In all the above referenced cases, the various courts found
that a dog may be a deadly weapon in situations markedly different
from the situation in the case at bar. In the present case, the
dog was a medium-sized German Shepherd mix. Defendant was not the
dog's owner, and the dog was not trained to respond to commands.
The dog was not a guard dog or a vicious dog, but only a pet,
according to the owner's testimony. The defendant fled the police
officers into a nearby familiar backyard, that of his sister. He
ran to the area where the dog was tied up. The dog attacked the
officer when the officer struggled with the defendant within the
radius of the dog's tether. The facts do not indicate that the
position was clear of the dog in defense and under the control of
the defendant. The dog easily could have been guarding his
territory, into which the officers had chased defendant.
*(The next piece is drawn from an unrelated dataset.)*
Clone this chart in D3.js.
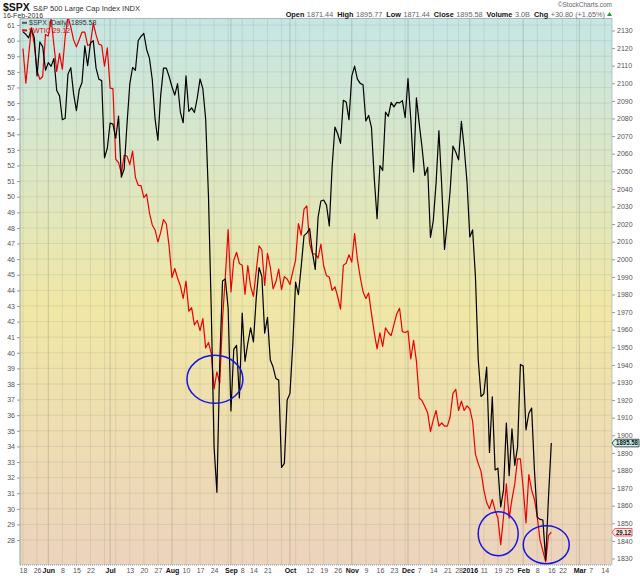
<!DOCTYPE html>
<html>
<head>
<meta charset="utf-8">
<script src="https://cdn.jsdelivr.net/npm/d3@7"></script>
<style>
  body { margin: 0; background: #fff; }
  svg { display: block; font-family: "Liberation Sans", Arial, sans-serif; }
</style>
</head>
<body>
<svg width="640" height="576"></svg>
<script>
// one value per trading day, index 0 = 18-May-2015 ... index 188 = 16-Feb-2016
var spxClose = [
  2129.2, 2127.83, 2125.85, 2130.82, 2126.06, 2104.2, 2123.48, 2120.79, 2107.39,
  2111.73, 2109.6, 2114.07, 2095.84, 2092.83, 2079.28, 2080.15, 2105.2, 2108.86, 2094.11, 2084.43, 2096.29, 2100.44, 2121.24, 2109.99, 2122.85, 2124.2, 2108.58, 2102.31, 2101.49, 2057.64, 2063.11,
  2077.42, 2076.78, 2068.76, 2081.34, 2046.68, 2051.31, 2076.62, 2099.6, 2108.95, 2107.4, 2124.29, 2126.64, 2128.28, 2119.21, 2114.15, 2102.15, 2079.65, 2067.64, 2093.25, 2108.57, 2108.63, 2103.84,
  2098.04, 2093.32, 2099.84, 2083.56, 2077.57, 2104.18, 2084.07, 2086.05, 2083.39, 2091.54, 2102.44, 2096.92, 2079.61, 2035.73, 1970.89, 1893.21, 1867.61, 1940.51, 1987.66, 1988.87, 1972.18,
  1913.85, 1948.86, 1951.13, 1921.22, 1969.41, 1942.04, 1952.29, 1961.05, 1953.03, 1978.09, 1995.31, 1990.2, 1958.03, 1966.97, 1942.74, 1938.76, 1932.24, 1931.34, 1881.77, 1884.09, 1920.03,
  1923.82, 1951.36, 1987.05, 1979.92, 1995.83, 2013.43, 2014.89, 2017.46, 2003.69, 1994.24, 2023.86, 2033.11, 2033.66, 2030.77, 2018.94, 2052.51, 2075.15, 2071.18, 2065.89, 2090.35, 2089.41, 2079.36,
  2104.05, 2109.79, 2102.31, 2099.93, 2099.2, 2078.58, 2081.72, 2075.0, 2045.97, 2023.04, 2053.19, 2050.44, 2083.58, 2081.24, 2089.17, 2086.59, 2089.14, 2088.87, 2090.11, 2080.41,
  2102.63, 2079.51, 2049.62, 2091.69, 2077.07, 2063.59, 2047.62, 2052.23, 2012.37, 2021.94, 2043.41, 2073.07, 2041.89, 2005.55, 2021.15, 2038.97, 2064.29, 2060.99, 2056.5, 2078.36, 2063.36, 2043.94,
  2012.66, 2016.71, 1990.26, 1943.09, 1922.03, 1923.67, 1938.68, 1890.28, 1921.84, 1880.33, 1881.33, 1859.33, 1868.99, 1906.9, 1877.08, 1903.63, 1882.95, 1893.36, 1940.24,
  1939.38, 1903.03, 1912.53, 1915.45, 1880.05, 1853.44, 1852.21, 1851.86, 1829.08, 1864.78, 1895.58
];

// $WTIC overlay, read against the left axis
var wticClose = [
  59.5, 57.27, 59.04, 60.83, 59.8, 58.06, 57.53, 57.7, 60.4,
  60.3, 61.39, 59.72, 58.03, 59.19, 58.17, 60.23, 61.56, 60.88, 60.05, 59.6, 60.06, 60.55, 60.55, 59.69, 59.76, 61.13, 60.37, 59.78, 59.71, 58.37, 59.54,
  56.96, 56.93, 52.4, 52.19, 51.49, 52.65, 52.61, 52.06, 52.92, 51.24, 50.73, 50.71, 49.94, 50.16, 48.96, 48.19, 47.87, 47.1, 47.71, 48.54, 48.27, 46.82,
  44.82, 45.4, 44.79, 44.29, 43.48, 44.6, 42.66, 42.89, 41.79, 42.07, 41.42, 42.19, 40.31, 40.66, 39.95, 37.68, 38.78, 38.05, 42.13, 44.87, 47.9,
  43.9, 45.93, 46.44, 45.72, 45.61, 43.76, 45.59, 44.26, 43.61, 45.25, 46.85, 46.6, 44.31, 46.37, 45.49, 44.1, 44.55, 45.36, 44.05, 44.88, 44.73,
  44.37, 45.2, 45.94, 48.28, 47.53, 49.2, 49.41, 47.0, 46.35, 46.33, 46.06, 46.97, 45.56, 44.94, 44.85, 44.0, 44.23, 43.59, 42.79, 45.61, 45.73, 46.28,
  45.81, 47.63, 46.0, 44.85, 43.91, 43.48, 43.83, 42.51, 41.29, 40.25, 41.28, 40.4, 41.6, 41.3, 41.1, 41.8, 42.5, 42.85, 41.35, 41.3,
  41.4, 39.6, 40.8, 39.46, 37.1, 36.93, 36.56, 36.15, 34.95, 35.7, 36.3, 35.3, 35.5, 35.3, 35.3, 35.9, 37.4, 37.66, 36.3, 36.9, 36.3, 36.6,
  36.4, 35.6, 33.5, 32.9, 32.4, 31.2, 30.4, 30.0, 30.6, 29.9, 29.4, 27.7, 29.5, 31.6, 29.4, 30.6, 31.6, 33.2, 33.2,
  31.3, 29.1, 32.2, 31.2, 30.6, 29.5, 28.0, 27.3, 26.6, 28.3, 28.5
];
var wticQuote = "29.12";

// weekly / monthly grid positions (trading day index) and their labels
var weekTicks = [0, 5, 9, 14, 19, 24, 29, 31, 33, 38, 43, 48, 53, 58, 63, 68, 73, 74, 78, 82, 87, 92, 95, 97, 102, 107, 112, 117, 122, 127, 132, 136, 137, 141, 146, 151, 155, 159, 164, 169, 173, 178, 183, 188, 192, 197, 198, 202, 207];
var weekLabels = ["18", "26", "Jun", "8", "15", "22", "", "Jul", "", "13", "20", "27", "Aug", "10", "17", "24", "", "Sep", "8", "14", "21", "", "Oct", "", "12", "19", "26", "Nov", "9", "16", "23", "", "Dec", "7", "14", "21", "28", "2016", "11", "19", "25", "Feb", "8", "16", "22", "", "Mar", "7", "14"];
var monthLabels = ["Jun", "Jul", "Aug", "Sep", "Oct", "Nov", "Dec", "2016", "Feb", "Mar"];

var leftTicks = [28, 29, 30, 31, 32, 33, 34, 35, 36, 37, 38, 39, 40, 41, 42, 43, 44, 45, 46, 47, 48, 49, 50, 51, 52, 53, 54, 55, 56, 57, 58, 59, 60, 61];
var rightTicks = [1830, 1840, 1850, 1860, 1870, 1880, 1890, 1900, 1910, 1920, 1930, 1940, 1950, 1960, 1970, 1980, 1990, 2000, 2010, 2020, 2030, 2040, 2050, 2060, 2070, 2080, 2090, 2100, 2110, 2120, 2130];

// hand drawn blue circles: trading day and $WTIC level of their centre
var circleDays = [68.3, 169.1, 186.2];
var circleWtic = [38.3, 28.4, 27.7];

function main() {
  var svg = d3.select("svg"),
    margin = { top: 18.5, right: 28, bottom: 11, left: 20 },
    width = +svg.attr("width") - margin.left - margin.right,
    height = +svg.attr("height") - margin.top - margin.bottom;

  var xScale = d3.scaleLinear().domain([-1.07, 209.6]).range([0, width]);
  // left axis carries the $WTIC overlay, right axis the $SPX price
  var yLeft = d3.scaleLinear().domain([26.4, 61.42]).range([height, 0]);
  var yRight = d3.scaleLinear().domain([1826.3, 2136.8]).range([height, 0]);

  var defs = svg.append("defs");
  var grad = defs
    .append("linearGradient")
    .attr("id", "bg")
    .attr("x1", 0)
    .attr("y1", 0)
    .attr("x2", 0)
    .attr("y2", 1);
  grad.append("stop").attr("offset", "0%").attr("stop-color", "#c6e6e4");
  grad.append("stop").attr("offset", "53%").attr("stop-color", "#f0e7a6");
  grad.append("stop").attr("offset", "100%").attr("stop-color", "#ecd3bd");
  defs
    .append("clipPath")
    .attr("id", "plot-clip")
    .append("rect")
    .attr("width", width)
    .attr("height", height);

  var g = svg
    .append("g")
    .attr("transform", "translate(" + margin.left + "," + margin.top + ")");

  g.append("rect")
    .attr("width", width)
    .attr("height", height)
    .attr("fill", "url(#bg)");

  // horizontal grid on the left ticks
  g.append("g")
    .selectAll("line")
    .data(leftTicks)
    .enter()
    .append("line")
    .attr("x1", 0)
    .attr("x2", width)
    .attr("y1", function (d) { return yLeft(d); })
    .attr("y2", function (d) { return yLeft(d); })
    .attr("stroke", "#4a5a50")
    .attr("stroke-opacity", 0.11);

  // vertical grid, month lines a bit darker
  g.append("g")
    .selectAll("line")
    .data(weekTicks)
    .enter()
    .append("line")
    .attr("x1", function (d) { return xScale(d); })
    .attr("x2", function (d) { return xScale(d); })
    .attr("y1", 0)
    .attr("y2", height)
    .attr("stroke", "#4a5a50")
    .attr("stroke-opacity", function (d, i) {
      return monthLabels.indexOf(weekLabels[i]) >= 0 ? 0.24 : 0.11;
    });

  // price lines
  var spxLine = d3
    .line()
    .x(function (d, i) { return xScale(i); })
    .y(function (d) { return yRight(d); });
  var wticLine = d3
    .line()
    .x(function (d, i) { return xScale(i); })
    .y(function (d) { return yLeft(d); });

  var lines = g.append("g").attr("clip-path", "url(#plot-clip)");
  lines
    .append("path")
    .datum(wticClose)
    .attr("d", wticLine)
    .attr("fill", "none")
    .attr("stroke", "#ee0000")
    .attr("stroke-width", 1.2)
    .attr("stroke-linejoin", "round");
  lines
    .append("path")
    .datum(spxClose)
    .attr("d", spxLine)
    .attr("fill", "none")
    .attr("stroke", "#000")
    .attr("stroke-width", 1.2)
    .attr("stroke-linejoin", "round");

  // blue circles
  var circleSize = [[28, 24], [20, 22], [23, 19]];
  g.append("g")
    .selectAll("ellipse")
    .data(circleDays)
    .enter()
    .append("ellipse")
    .attr("cx", function (d) { return xScale(d); })
    .attr("cy", function (d, i) { return yLeft(circleWtic[i]); })
    .attr("rx", function (d, i) { return circleSize[i][0]; })
    .attr("ry", function (d, i) { return circleSize[i][1]; })
    .attr("fill", "none")
    .attr("stroke", "#1414e6")
    .attr("stroke-width", 1.5);

  // plot frame
  g.append("line").attr("x1", 0).attr("x2", 0).attr("y1", 0).attr("y2", height)
    .attr("stroke", "#8fa4a8");
  g.append("line").attr("x1", 0).attr("x2", width).attr("y1", 0).attr("y2", 0)
    .attr("stroke", "#a9b8ba");
  g.append("line").attr("x1", width).attr("x2", width).attr("y1", 0).attr("y2", height)
    .attr("stroke", "#7f9cb0").attr("stroke-dasharray", "1,1");
  g.append("line").attr("x1", 0).attr("x2", width).attr("y1", height).attr("y2", height)
    .attr("stroke", "#7f9cb0").attr("stroke-dasharray", "1,1");

  // axes
  var plain = d3.format("d");
  var leftAxis = g
    .append("g")
    .call(d3.axisLeft(yLeft).tickValues(leftTicks).tickFormat(plain).tickSize(3).tickPadding(2));
  var rightAxis = g
    .append("g")
    .attr("transform", "translate(" + width + ",0)")
    .call(d3.axisRight(yRight).tickValues(rightTicks).tickFormat(plain).tickSize(3).tickPadding(2));
  var bottomAxis = g
    .append("g")
    .attr("transform", "translate(0," + height + ")")
    .call(
      d3.axisBottom(xScale)
        .tickValues(weekTicks)
        .tickFormat(function (d, i) { return weekLabels[i]; })
        .tickSize(0)
        .tickPadding(3)
    );

  [leftAxis, rightAxis, bottomAxis].forEach(function (ax) {
    ax.select(".domain").remove();
    ax.selectAll("line").attr("stroke", "#999");
    ax.selectAll("text")
      .style("font-family", "'Liberation Sans', Arial, sans-serif")
      .style("font-size", "7px")
      .attr("fill", "#555");
  });
  bottomAxis
    .selectAll("text")
    .filter(function (d, i) { return monthLabels.indexOf(weekLabels[i]) >= 0; })
    .attr("fill", "#111")
    .style("font-weight", "bold");

  // legend
  var legend = g.append("g").attr("transform", "translate(2,0)");
  var legendRows = [
    { text: "$SPX (Daily) " + spxClose[spxClose.length - 1].toFixed(2), color: "#333", mark: "#555" },
    { text: "$WTIC " + wticQuote, color: "#e00", mark: "#e00" }
  ];
  legendRows.forEach(function (r, i) {
    legend.append("line")
      .attr("x1", 0).attr("x2", 5)
      .attr("y1", 4.3 + i * 7.6).attr("y2", 4.3 + i * 7.6)
      .attr("stroke", r.mark).attr("stroke-width", 2);
    legend.append("text")
      .attr("x", 7).attr("y", 6.8 + i * 7.6)
      .attr("fill", r.color)
      .style("font-size", "7px")
      .text(r.text);
  });

  // last value tags on the right axis
  function tag(yPos, label, stroke, fill, w) {
    var x0 = margin.left + width, y0 = margin.top + yPos;
    svg.append("path")
      .attr("d", "M" + x0 + "," + y0 + "l3,-3.8h" + w + "v7.6h" + -w + "z")
      .attr("fill", fill)
      .attr("stroke", stroke)
      .attr("stroke-width", 0.8);
    svg.append("text")
      .attr("x", x0 + 4).attr("y", y0 + 2.4)
      .attr("fill", "#111")
      .attr("textLength", w - 2)
      .attr("lengthAdjust", "spacingAndGlyphs")
      .style("font-size", "6.6px")
      .style("font-weight", "bold")
      .text(label);
  }
  tag(yRight(spxClose[spxClose.length - 1]), spxClose[spxClose.length - 1].toFixed(2), "#222", "#c9f1f3", 24);
  tag(yLeft(wticClose[wticClose.length - 1]), wticQuote, "#e33", "#fde8e8", 17);

  // header
  var head = svg.append("g");
  head.append("text")
    .attr("x", 3).attr("y", 11)
    .style("font-size", "10.5px").style("font-weight", "bold")
    .attr("fill", "#111")
    .text("$SPX");
  head.append("text")
    .attr("x", 33).attr("y", 10.5)
    .style("font-size", "7.5px")
    .attr("fill", "#333")
    .text("S&P 500 Large Cap Index  INDX");
  head.append("text")
    .attr("x", 3).attr("y", 17.5)
    .style("font-size", "7px")
    .attr("fill", "#333")
    .text("16-Feb-2016");
  head.append("text")
    .attr("x", 612).attr("y", 7)
    .attr("text-anchor", "end")
    .style("font-size", "6.5px")
    .attr("fill", "#666")
    .text("\u00a9StockCharts.com");

  var quote = [
    ["Open", "1871.44"], ["High", "1895.77"], ["Low", "1871.44"],
    ["Close", "1895.58"], ["Volume", "3.0B"], ["Chg", "+30.80 (+1.65%)"]
  ];
  var qt = head.append("text")
    .attr("x", 605).attr("y", 16.5)
    .attr("text-anchor", "end")
    .style("font-size", "7.3px");
  quote.forEach(function (q, i) {
    qt.append("tspan").attr("dx", i === 0 ? 0 : 4).style("font-weight", "bold").attr("fill", "#111").text(q[0]);
    qt.append("tspan").attr("dx", 2.5).attr("fill", "#666").text(q[1]);
  });
  head.append("path")
    .attr("d", "M607,16l2.5,-4l2.5,4z")
    .attr("fill", "#2a9a3a");
}

main();
</script>
</body>
</html>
While I
agree that a dog may be a deadly weapon in certain cases, the facts
of the present case are not persuasive enough to establish that
principle in our case law.
Moreover, the jury instructions, which repeatedly referred to
the dog under [defendant's] control were entirely inappropriate.
Although the defendant did not properly preserve this issue for
consideration by our Court, this taken together with the
unpersuasive facts of this case cause me to believe that the jury
was prejudiced by the trial court's words, and that the facts alone
do not support the jury's verdicts. For this reason, I would grant
a new trial on the issue discussed above.